[Stored dataset items]
=-=-=

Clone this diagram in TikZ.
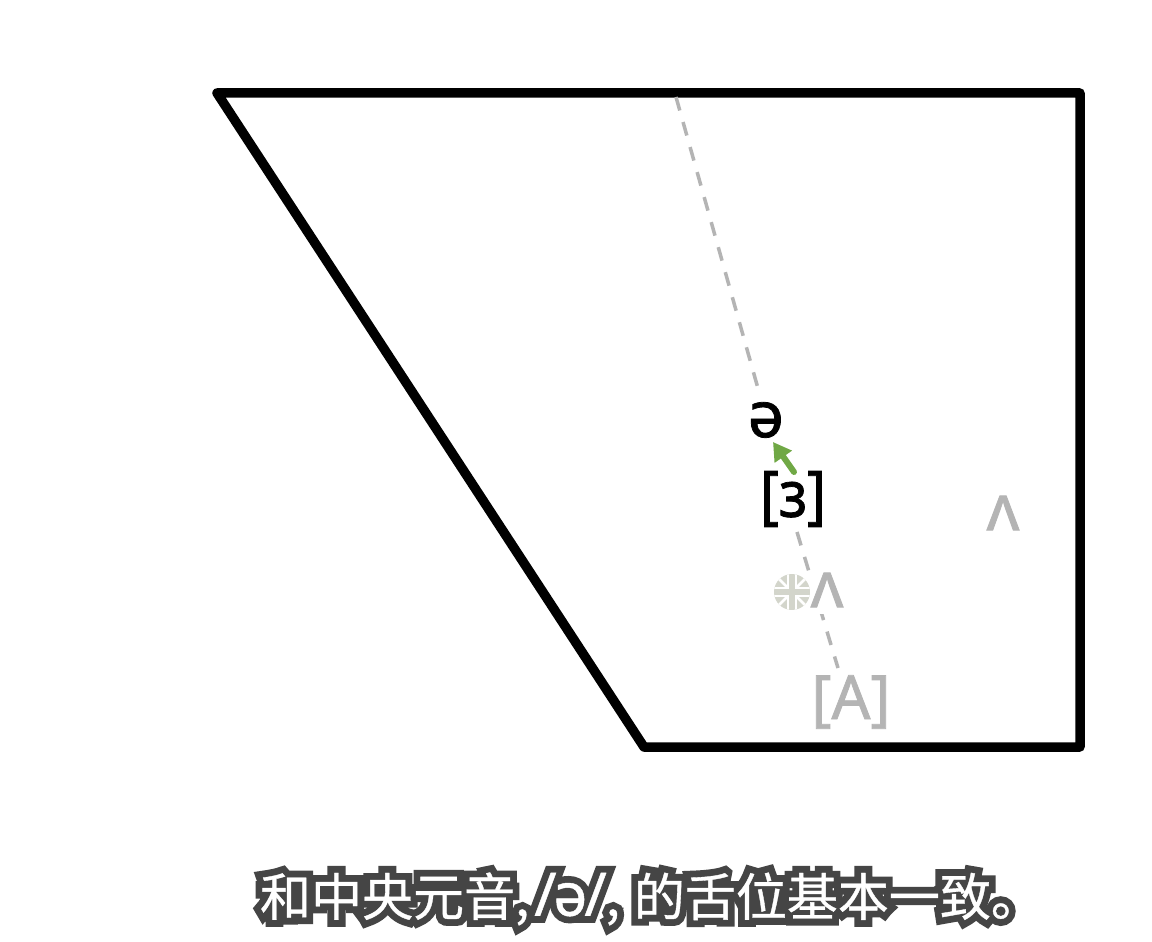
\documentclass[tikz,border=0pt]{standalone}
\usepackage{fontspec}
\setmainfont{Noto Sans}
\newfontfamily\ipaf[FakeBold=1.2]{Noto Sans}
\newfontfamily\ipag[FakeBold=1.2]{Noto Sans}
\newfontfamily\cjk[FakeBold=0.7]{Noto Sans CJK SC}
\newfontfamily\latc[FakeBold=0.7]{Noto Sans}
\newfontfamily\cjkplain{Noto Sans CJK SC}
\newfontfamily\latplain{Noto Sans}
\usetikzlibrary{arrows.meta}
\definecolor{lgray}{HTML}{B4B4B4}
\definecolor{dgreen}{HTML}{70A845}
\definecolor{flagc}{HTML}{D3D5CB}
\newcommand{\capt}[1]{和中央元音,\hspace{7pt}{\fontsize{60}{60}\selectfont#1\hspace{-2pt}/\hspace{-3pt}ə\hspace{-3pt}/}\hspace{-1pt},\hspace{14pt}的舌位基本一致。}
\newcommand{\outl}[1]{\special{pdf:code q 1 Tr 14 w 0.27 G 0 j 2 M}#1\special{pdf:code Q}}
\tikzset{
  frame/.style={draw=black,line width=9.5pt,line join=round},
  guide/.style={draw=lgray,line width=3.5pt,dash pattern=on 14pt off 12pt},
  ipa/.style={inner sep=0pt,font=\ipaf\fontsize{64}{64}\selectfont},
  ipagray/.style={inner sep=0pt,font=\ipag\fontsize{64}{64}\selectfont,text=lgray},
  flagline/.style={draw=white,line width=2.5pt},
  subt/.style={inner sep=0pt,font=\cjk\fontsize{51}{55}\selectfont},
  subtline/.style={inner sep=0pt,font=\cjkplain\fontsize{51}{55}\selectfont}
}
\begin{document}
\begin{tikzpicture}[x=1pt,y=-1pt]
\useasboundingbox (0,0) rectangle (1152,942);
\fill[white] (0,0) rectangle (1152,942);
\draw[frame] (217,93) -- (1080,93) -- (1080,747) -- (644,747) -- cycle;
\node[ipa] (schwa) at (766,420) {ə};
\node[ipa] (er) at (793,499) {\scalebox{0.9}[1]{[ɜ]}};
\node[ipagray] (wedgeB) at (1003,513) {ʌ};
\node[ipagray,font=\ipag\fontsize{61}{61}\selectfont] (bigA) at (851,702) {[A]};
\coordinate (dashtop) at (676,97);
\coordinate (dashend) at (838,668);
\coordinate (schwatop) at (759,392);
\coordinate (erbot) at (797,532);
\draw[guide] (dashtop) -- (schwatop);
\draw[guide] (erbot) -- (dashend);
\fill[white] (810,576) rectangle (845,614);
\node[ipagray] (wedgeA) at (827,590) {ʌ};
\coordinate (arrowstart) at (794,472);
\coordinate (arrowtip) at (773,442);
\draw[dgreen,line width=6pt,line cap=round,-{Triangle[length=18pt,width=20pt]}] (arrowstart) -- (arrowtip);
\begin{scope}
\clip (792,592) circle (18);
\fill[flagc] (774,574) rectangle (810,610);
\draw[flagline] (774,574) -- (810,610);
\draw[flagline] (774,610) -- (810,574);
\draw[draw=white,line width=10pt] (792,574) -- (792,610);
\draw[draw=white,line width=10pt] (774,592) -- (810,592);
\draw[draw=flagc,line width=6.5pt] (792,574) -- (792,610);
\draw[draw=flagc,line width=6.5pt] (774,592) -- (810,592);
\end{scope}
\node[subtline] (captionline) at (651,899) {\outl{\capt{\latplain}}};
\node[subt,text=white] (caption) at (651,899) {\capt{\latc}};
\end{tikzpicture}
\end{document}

=-=-=

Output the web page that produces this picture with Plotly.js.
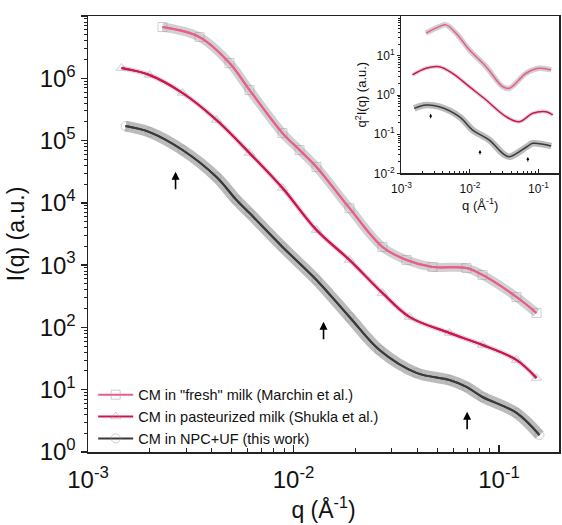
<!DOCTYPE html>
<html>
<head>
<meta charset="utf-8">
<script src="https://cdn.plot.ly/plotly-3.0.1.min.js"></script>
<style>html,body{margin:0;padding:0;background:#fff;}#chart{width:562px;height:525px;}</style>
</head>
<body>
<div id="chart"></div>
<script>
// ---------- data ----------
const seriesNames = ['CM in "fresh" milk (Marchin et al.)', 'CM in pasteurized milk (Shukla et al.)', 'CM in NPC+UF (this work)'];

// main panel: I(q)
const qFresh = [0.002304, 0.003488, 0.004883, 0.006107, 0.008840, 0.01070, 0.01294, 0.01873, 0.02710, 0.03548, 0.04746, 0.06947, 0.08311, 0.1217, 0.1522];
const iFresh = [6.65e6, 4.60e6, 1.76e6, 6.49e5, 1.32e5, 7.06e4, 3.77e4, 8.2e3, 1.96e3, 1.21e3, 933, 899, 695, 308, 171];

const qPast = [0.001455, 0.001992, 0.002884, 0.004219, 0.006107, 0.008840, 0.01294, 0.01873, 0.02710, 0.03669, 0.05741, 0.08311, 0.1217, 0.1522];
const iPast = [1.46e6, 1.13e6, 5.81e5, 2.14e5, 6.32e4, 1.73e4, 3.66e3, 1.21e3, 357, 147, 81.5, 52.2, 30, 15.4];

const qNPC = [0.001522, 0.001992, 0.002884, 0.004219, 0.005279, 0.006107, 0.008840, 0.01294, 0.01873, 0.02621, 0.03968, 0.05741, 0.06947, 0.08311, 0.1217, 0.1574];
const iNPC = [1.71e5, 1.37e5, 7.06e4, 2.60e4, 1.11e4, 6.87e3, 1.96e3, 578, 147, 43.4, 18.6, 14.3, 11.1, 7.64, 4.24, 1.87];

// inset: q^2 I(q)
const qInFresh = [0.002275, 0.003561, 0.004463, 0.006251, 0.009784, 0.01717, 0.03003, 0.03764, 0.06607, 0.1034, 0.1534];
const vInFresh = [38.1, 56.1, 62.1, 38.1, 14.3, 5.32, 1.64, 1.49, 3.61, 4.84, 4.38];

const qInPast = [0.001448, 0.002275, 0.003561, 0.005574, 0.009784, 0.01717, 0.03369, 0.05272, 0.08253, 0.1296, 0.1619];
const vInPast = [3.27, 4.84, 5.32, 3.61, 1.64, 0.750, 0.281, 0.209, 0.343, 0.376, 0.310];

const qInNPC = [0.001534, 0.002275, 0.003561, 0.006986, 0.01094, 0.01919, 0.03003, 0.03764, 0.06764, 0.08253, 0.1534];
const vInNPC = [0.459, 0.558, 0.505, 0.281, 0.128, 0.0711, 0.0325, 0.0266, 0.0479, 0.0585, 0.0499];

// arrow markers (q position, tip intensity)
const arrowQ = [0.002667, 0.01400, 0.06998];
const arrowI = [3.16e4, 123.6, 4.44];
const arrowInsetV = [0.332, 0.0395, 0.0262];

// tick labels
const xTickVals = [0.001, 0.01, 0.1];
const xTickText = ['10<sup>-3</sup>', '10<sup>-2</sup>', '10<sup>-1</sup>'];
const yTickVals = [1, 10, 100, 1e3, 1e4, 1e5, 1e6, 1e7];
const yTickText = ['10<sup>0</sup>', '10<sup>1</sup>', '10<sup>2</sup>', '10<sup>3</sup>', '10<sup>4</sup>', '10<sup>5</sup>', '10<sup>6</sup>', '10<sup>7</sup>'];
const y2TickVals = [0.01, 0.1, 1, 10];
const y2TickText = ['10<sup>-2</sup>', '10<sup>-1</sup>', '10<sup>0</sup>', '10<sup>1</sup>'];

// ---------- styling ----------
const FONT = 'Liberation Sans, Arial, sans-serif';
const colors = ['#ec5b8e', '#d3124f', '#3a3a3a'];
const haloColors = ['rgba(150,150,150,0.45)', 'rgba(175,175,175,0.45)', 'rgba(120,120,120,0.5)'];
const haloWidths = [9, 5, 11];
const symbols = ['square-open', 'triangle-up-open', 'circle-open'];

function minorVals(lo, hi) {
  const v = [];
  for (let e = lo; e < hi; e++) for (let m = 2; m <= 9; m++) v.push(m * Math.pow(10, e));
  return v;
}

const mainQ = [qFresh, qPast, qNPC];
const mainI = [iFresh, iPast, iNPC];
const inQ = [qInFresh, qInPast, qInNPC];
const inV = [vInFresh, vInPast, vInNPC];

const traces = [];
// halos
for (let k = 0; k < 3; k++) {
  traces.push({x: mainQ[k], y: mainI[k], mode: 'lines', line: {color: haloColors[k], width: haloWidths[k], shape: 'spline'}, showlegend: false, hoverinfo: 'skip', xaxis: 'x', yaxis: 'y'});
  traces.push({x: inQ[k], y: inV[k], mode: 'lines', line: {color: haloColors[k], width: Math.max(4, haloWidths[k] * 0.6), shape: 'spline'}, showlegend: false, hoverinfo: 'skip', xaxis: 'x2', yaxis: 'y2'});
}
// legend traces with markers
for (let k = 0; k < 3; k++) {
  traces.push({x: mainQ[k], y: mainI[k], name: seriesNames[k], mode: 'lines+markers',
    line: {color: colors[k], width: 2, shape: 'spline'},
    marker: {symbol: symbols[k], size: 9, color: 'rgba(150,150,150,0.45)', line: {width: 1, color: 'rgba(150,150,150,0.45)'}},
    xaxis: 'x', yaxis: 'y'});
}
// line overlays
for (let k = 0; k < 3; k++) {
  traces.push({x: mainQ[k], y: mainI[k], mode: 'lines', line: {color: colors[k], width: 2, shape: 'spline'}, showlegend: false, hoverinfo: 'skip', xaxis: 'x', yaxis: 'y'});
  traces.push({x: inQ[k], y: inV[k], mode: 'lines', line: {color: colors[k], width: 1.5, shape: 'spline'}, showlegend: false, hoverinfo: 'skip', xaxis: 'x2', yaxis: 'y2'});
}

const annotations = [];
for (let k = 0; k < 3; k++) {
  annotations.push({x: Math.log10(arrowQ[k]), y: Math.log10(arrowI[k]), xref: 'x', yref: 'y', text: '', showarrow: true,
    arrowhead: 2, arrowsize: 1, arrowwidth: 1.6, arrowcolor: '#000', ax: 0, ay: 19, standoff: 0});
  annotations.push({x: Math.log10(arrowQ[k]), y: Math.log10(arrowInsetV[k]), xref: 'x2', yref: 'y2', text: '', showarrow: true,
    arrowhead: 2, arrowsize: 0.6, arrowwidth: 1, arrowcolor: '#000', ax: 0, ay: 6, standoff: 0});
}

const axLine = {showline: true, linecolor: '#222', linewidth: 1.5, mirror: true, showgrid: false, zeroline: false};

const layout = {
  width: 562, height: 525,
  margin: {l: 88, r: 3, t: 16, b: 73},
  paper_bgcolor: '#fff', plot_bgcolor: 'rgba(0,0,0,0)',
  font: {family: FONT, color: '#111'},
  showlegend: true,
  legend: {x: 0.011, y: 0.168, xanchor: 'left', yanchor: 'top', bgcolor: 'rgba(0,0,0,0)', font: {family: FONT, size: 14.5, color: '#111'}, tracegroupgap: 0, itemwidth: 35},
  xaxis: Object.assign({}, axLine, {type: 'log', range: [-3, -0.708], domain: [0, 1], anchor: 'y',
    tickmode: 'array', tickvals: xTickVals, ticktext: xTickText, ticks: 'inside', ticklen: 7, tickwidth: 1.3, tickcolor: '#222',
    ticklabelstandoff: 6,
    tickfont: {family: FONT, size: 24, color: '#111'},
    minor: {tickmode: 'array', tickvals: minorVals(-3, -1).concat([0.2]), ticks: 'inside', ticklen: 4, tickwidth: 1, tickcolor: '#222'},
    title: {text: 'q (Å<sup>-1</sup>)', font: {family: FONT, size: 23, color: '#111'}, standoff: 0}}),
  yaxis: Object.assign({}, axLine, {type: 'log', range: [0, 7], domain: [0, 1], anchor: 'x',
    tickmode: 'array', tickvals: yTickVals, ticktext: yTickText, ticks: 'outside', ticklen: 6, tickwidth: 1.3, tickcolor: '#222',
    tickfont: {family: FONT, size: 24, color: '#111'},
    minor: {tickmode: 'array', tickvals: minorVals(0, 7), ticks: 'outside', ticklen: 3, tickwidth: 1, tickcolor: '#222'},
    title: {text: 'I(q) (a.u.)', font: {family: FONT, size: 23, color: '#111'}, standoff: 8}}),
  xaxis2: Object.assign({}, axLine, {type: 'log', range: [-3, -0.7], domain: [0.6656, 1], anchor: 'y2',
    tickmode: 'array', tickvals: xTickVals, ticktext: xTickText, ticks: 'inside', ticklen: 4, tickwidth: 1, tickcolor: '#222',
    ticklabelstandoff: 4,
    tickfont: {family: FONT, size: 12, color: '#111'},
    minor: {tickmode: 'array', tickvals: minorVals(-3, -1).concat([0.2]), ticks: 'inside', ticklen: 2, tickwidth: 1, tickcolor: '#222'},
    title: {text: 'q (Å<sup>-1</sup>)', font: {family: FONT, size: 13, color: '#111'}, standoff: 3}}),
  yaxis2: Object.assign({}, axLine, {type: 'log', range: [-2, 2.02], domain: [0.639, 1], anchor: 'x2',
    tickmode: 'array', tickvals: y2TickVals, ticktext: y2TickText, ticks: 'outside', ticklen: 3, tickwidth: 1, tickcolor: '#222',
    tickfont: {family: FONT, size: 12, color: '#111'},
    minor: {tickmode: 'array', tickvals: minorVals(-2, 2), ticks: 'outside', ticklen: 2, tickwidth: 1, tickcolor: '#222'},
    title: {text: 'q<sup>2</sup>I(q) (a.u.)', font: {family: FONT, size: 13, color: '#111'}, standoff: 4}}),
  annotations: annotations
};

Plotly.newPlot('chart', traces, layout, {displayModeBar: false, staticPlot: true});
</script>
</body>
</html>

=-=-=

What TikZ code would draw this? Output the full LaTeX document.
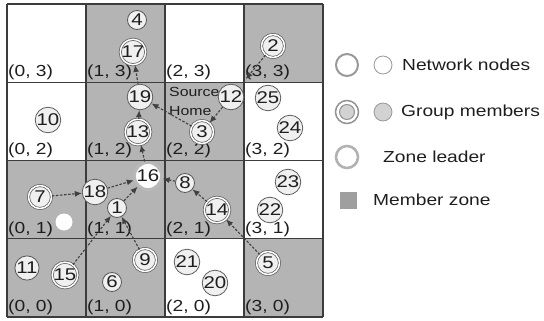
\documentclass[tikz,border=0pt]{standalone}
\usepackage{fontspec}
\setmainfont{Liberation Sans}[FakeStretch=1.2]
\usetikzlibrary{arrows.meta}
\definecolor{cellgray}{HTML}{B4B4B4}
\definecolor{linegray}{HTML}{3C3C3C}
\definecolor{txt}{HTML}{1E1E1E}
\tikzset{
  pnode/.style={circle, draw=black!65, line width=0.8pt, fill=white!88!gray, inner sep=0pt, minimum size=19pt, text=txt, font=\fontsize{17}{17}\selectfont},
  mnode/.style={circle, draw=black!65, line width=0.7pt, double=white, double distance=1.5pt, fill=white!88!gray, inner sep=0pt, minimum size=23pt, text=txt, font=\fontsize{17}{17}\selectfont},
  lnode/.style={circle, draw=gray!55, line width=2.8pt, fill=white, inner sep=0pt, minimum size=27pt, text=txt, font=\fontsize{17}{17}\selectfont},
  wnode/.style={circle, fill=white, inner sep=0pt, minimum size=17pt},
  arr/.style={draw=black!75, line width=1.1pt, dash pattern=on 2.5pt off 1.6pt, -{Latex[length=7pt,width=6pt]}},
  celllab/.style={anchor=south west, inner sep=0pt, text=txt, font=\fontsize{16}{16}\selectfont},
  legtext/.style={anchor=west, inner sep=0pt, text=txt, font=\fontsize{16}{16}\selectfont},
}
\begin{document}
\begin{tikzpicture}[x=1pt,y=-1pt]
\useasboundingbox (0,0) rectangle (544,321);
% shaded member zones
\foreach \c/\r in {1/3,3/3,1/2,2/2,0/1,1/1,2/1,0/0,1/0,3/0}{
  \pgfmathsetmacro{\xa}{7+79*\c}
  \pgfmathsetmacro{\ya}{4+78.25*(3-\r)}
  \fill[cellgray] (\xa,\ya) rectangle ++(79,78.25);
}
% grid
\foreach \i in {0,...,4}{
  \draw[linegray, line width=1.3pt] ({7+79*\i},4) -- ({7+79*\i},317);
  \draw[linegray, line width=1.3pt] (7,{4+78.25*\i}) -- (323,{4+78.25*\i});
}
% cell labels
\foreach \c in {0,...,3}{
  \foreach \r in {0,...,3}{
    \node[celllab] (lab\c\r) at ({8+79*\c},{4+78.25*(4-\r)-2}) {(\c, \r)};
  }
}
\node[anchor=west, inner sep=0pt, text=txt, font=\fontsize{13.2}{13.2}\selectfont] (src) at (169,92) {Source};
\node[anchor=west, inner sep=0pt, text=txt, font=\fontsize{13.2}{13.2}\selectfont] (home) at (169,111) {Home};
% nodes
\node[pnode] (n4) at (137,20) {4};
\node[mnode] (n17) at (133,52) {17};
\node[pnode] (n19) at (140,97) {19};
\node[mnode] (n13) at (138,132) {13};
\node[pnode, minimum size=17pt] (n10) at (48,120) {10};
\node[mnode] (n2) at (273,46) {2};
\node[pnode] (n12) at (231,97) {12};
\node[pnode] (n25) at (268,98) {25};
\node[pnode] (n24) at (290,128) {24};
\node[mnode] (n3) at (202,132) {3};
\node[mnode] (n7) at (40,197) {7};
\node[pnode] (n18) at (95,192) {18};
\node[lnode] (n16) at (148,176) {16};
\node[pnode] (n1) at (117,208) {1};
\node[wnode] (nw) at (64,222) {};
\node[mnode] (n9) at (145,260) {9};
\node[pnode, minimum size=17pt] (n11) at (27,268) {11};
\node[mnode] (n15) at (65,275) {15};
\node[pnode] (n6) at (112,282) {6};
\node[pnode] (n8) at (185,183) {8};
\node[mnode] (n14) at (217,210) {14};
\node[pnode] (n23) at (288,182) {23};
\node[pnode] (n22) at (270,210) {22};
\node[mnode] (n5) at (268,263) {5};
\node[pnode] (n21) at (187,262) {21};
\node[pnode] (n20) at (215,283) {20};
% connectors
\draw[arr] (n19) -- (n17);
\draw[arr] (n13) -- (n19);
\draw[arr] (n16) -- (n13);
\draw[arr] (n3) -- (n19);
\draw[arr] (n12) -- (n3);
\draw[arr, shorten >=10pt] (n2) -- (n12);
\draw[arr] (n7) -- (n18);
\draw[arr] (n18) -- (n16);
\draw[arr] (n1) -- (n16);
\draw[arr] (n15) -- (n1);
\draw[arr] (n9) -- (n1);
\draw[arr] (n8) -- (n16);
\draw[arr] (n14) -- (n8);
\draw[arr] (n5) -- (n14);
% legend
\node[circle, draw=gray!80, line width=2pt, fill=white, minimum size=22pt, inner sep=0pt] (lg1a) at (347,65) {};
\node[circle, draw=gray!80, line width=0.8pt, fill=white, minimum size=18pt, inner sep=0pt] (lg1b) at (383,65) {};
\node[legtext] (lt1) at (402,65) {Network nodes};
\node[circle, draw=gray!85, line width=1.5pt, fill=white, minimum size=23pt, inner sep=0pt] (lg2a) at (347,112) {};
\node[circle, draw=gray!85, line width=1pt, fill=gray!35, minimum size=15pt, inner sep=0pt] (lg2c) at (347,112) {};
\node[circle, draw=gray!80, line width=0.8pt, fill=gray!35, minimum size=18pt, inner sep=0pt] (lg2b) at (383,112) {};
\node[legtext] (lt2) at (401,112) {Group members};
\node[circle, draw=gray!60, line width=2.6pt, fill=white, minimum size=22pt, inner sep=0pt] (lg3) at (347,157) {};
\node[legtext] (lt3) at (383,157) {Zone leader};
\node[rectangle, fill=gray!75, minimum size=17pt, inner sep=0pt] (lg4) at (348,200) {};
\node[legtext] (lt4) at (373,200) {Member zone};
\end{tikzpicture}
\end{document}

=-=-=

- EXERCISE
Starting at the line that contains "Output the web" and ending at the line that contains "52.2, 30, 15.4];", give the lines again exactly. Do not include the pictures.

- THE RESULT
Output the web page that produces this picture with Plotly.js.
<!DOCTYPE html>
<html>
<head>
<meta charset="utf-8">
<script src="https://cdn.plot.ly/plotly-3.0.1.min.js"></script>
<style>html,body{margin:0;padding:0;background:#fff;}#chart{width:562px;height:525px;}</style>
</head>
<body>
<div id="chart"></div>
<script>
// ---------- data ----------
const seriesNames = ['CM in "fresh" milk (Marchin et al.)', 'CM in pasteurized milk (Shukla et al.)', 'CM in NPC+UF (this work)'];

// main panel: I(q)
const qFresh = [0.002304, 0.003488, 0.004883, 0.006107, 0.008840, 0.01070, 0.01294, 0.01873, 0.02710, 0.03548, 0.04746, 0.06947, 0.08311, 0.1217, 0.1522];
const iFresh = [6.65e6, 4.60e6, 1.76e6, 6.49e5, 1.32e5, 7.06e4, 3.77e4, 8.2e3, 1.96e3, 1.21e3, 933, 899, 695, 308, 171];

const qPast = [0.001455, 0.001992, 0.002884, 0.004219, 0.006107, 0.008840, 0.01294, 0.01873, 0.02710, 0.03669, 0.05741, 0.08311, 0.1217, 0.1522];
const iPast = [1.46e6, 1.13e6, 5.81e5, 2.14e5, 6.32e4, 1.73e4, 3.66e3, 1.21e3, 357, 147, 81.5, 52.2, 30, 15.4];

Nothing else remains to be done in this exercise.